• Task directions:
Would you repeat the listing exactly but omit every picture?

• Source excerpt:

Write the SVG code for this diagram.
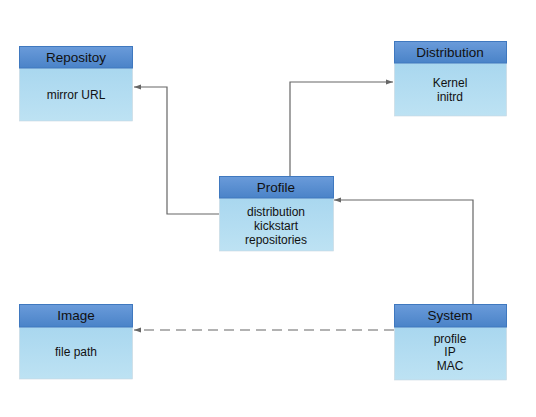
<svg xmlns="http://www.w3.org/2000/svg" width="536" height="417" viewBox="0 0 536 417">
<defs>
<linearGradient id="hd" x1="0" y1="0" x2="0" y2="1"><stop offset="0" stop-color="#6a9bda"/><stop offset="1" stop-color="#4a83c8"/></linearGradient>
<linearGradient id="bd" x1="0" y1="0" x2="0" y2="1"><stop offset="0" stop-color="#a9d7ef"/><stop offset="1" stop-color="#bde2f3"/></linearGradient>
<marker id="ar" markerWidth="8" markerHeight="8" refX="7" refY="4" orient="auto" markerUnits="userSpaceOnUse"><path d="M0,1.5 L7,4 L0,6.5 Z" fill="#666"/></marker>
<style>
.hd{fill:url(#hd);stroke:#3f78bf;stroke-width:1}
.bd{fill:url(#bd);stroke:#c8d8e0;stroke-width:0.6}
.t{font-family:"Liberation Sans",Arial,sans-serif;font-size:12px;fill:#111;text-anchor:middle}
.h{font-size:13.5px}
.c{fill:none;stroke:#666;stroke-width:1.2}
</style>
</defs>
<rect width="536" height="417" fill="#fff"/>
<g id="connectors">
<path class="c" d="M219,214 H167 V87 H134" marker-end="url(#ar)"/>
<path class="c" d="M290,176 V82 H393" marker-end="url(#ar)"/>
<path class="c" d="M473,304 V200 H334" marker-end="url(#ar)"/>
<path class="c" d="M394,330 H134" stroke-dasharray="10,6" marker-end="url(#ar)"/>
</g>
<g id="repositoy">
<rect class="bd" x="19.5" y="68" width="113" height="53"/>
<rect class="hd" x="19.5" y="46.5" width="113" height="21.5"/>
<text class="t h" x="76" y="62">Repositoy</text>
<text class="t" x="76" y="99">mirror URL</text>
</g>
<g id="distribution">
<rect class="bd" x="394.5" y="63" width="112" height="53"/>
<rect class="hd" x="394.5" y="41.5" width="112" height="21.5"/>
<text class="t h" x="450" y="57">Distribution</text>
<text class="t" x="450" y="87">Kernel</text>
<text class="t" x="450" y="101">initrd</text>
</g>
<g id="profile">
<rect class="bd" x="219.5" y="198" width="114" height="53"/>
<rect class="hd" x="219.5" y="176.5" width="114" height="21.5"/>
<text class="t h" x="276" y="192">Profile</text>
<text class="t" x="276" y="216">distribution</text>
<text class="t" x="276" y="230">kickstart</text>
<text class="t" x="276" y="244">repositories</text>
</g>
<g id="image">
<rect class="bd" x="19.5" y="327" width="113" height="52"/>
<rect class="hd" x="19.5" y="304.5" width="113" height="22.5"/>
<text class="t h" x="76" y="320">Image</text>
<text class="t" x="76" y="356">file path</text>
</g>
<g id="system">
<rect class="bd" x="394.5" y="327" width="112" height="53"/>
<rect class="hd" x="394.5" y="304.5" width="112" height="22.5"/>
<text class="t h" x="450" y="320">System</text>
<text class="t" x="450" y="343">profile</text>
<text class="t" x="450" y="356">IP</text>
<text class="t" x="450" y="370">MAC</text>
</g>
</svg>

• Task output:
Write the SVG code for this diagram.
<svg xmlns="http://www.w3.org/2000/svg" width="536" height="417" viewBox="0 0 536 417">
<defs>
<linearGradient id="hd" x1="0" y1="0" x2="0" y2="1"><stop offset="0" stop-color="#6a9bda"/><stop offset="1" stop-color="#4a83c8"/></linearGradient>
<linearGradient id="bd" x1="0" y1="0" x2="0" y2="1"><stop offset="0" stop-color="#a9d7ef"/><stop offset="1" stop-color="#bde2f3"/></linearGradient>
<marker id="ar" markerWidth="8" markerHeight="8" refX="7" refY="4" orient="auto" markerUnits="userSpaceOnUse"><path d="M0,1.5 L7,4 L0,6.5 Z" fill="#666"/></marker>
<style>
.hd{fill:url(#hd);stroke:#3f78bf;stroke-width:1}
.bd{fill:url(#bd);stroke:#c8d8e0;stroke-width:0.6}
.t{font-family:"Liberation Sans",Arial,sans-serif;font-size:12px;fill:#111;text-anchor:middle}
.h{font-size:13.5px}
.c{fill:none;stroke:#666;stroke-width:1.2}
</style>
</defs>
<rect width="536" height="417" fill="#fff"/>
<g id="connectors">
<path class="c" d="M219,214 H167 V87 H134" marker-end="url(#ar)"/>
<path class="c" d="M290,176 V82 H393" marker-end="url(#ar)"/>
<path class="c" d="M473,304 V200 H334" marker-end="url(#ar)"/>
<path class="c" d="M394,330 H134" stroke-dasharray="10,6" marker-end="url(#ar)"/>
</g>
<g id="repositoy">
<rect class="bd" x="19.5" y="68" width="113" height="53"/>
<rect class="hd" x="19.5" y="46.5" width="113" height="21.5"/>
<text class="t h" x="76" y="62">Repositoy</text>
<text class="t" x="76" y="99">mirror URL</text>
</g>
<g id="distribution">
<rect class="bd" x="394.5" y="63" width="112" height="53"/>
<rect class="hd" x="394.5" y="41.5" width="112" height="21.5"/>
<text class="t h" x="450" y="57">Distribution</text>
<text class="t" x="450" y="87">Kernel</text>
<text class="t" x="450" y="101">initrd</text>
</g>
<g id="profile">
<rect class="bd" x="219.5" y="198" width="114" height="53"/>
<rect class="hd" x="219.5" y="176.5" width="114" height="21.5"/>
<text class="t h" x="276" y="192">Profile</text>
<text class="t" x="276" y="216">distribution</text>
<text class="t" x="276" y="230">kickstart</text>
<text class="t" x="276" y="244">repositories</text>
</g>
<g id="image">
<rect class="bd" x="19.5" y="327" width="113" height="52"/>
<rect class="hd" x="19.5" y="304.5" width="113" height="22.5"/>
<text class="t h" x="76" y="320">Image</text>
<text class="t" x="76" y="356">file path</text>
</g>
<g id="system">
<rect class="bd" x="394.5" y="327" width="112" height="53"/>
<rect class="hd" x="394.5" y="304.5" width="112" height="22.5"/>
<text class="t h" x="450" y="320">System</text>
<text class="t" x="450" y="343">profile</text>
<text class="t" x="450" y="356">IP</text>
<text class="t" x="450" y="370">MAC</text>
</g>
</svg>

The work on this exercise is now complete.